When her youngest was a toddler, she met a woman who’d written a pamphlet-sized guide of the Chabanel Street fashion district. The author no longer wanted to update the guide, so Phillips bought the rights.

She took her two-and-a-half-year-old son out in the stroller every day, cruising the city streets looking for stores and deals. (The toddler soon coined the term “work-shopping.”) Phillips collected newspaper articles about stores and talked to people about where they shopped.

In 1986, she published the first edition of Smart Shopping Montreal.
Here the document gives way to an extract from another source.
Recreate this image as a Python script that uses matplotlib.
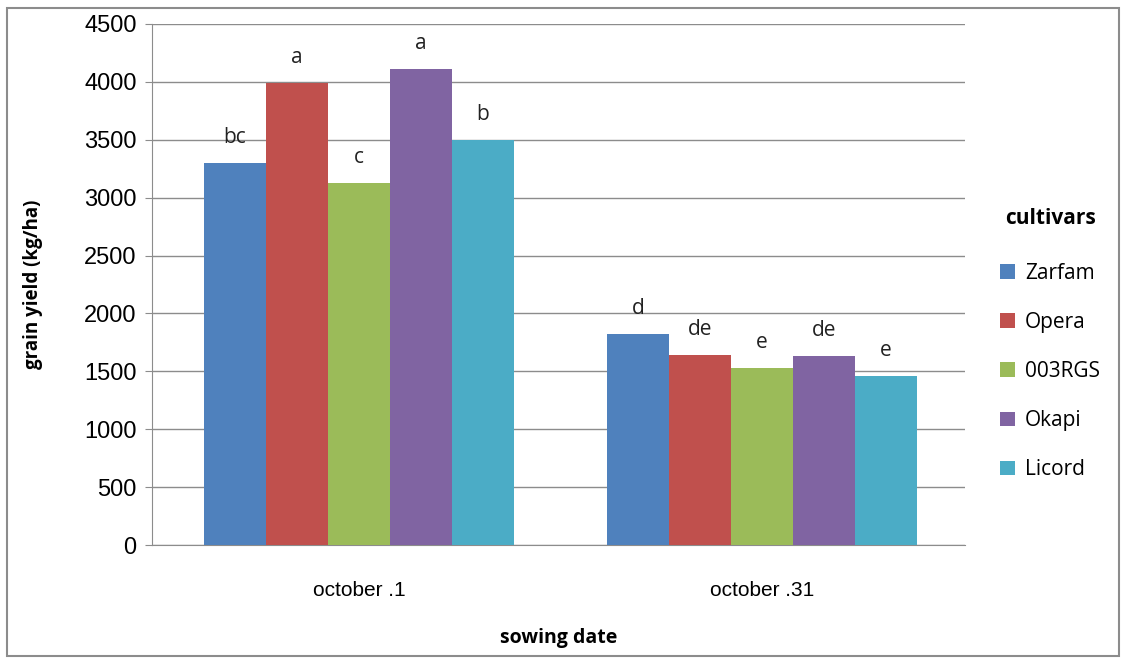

It sold 5,000 copies in three months and Phillips suddenly found herself fielding media calls while trying to finance a second print run of the book.

A female bank manager loved the book and helped Phillips secure a loan. As the years passed, Phillips became a pro at the business and marketing side of her newfound profession.

Her status as an expert on consumer issues also led to media work, including regular columns in Montreal newspapers.

In 2003, she and her travel-loving husband published a guide to all the exits along Interstate 95. That book also became a best seller.

These days, Phillips spends ten weeks on the road with her husband updating Drive I-95. Back at home, she heads out work-shopping when the weather is nice — she visits half of the 1,500 businesses listed in her book every year, and alternates French and English editions annually.

At home, she updates her blog and works on the writing and layout of her books. Some days, she’s out doing media appearances or book signings. Although Phillips buys little when she’s visiting all those stores, she admits: “I don’t ever pay retail if I can avoid it.”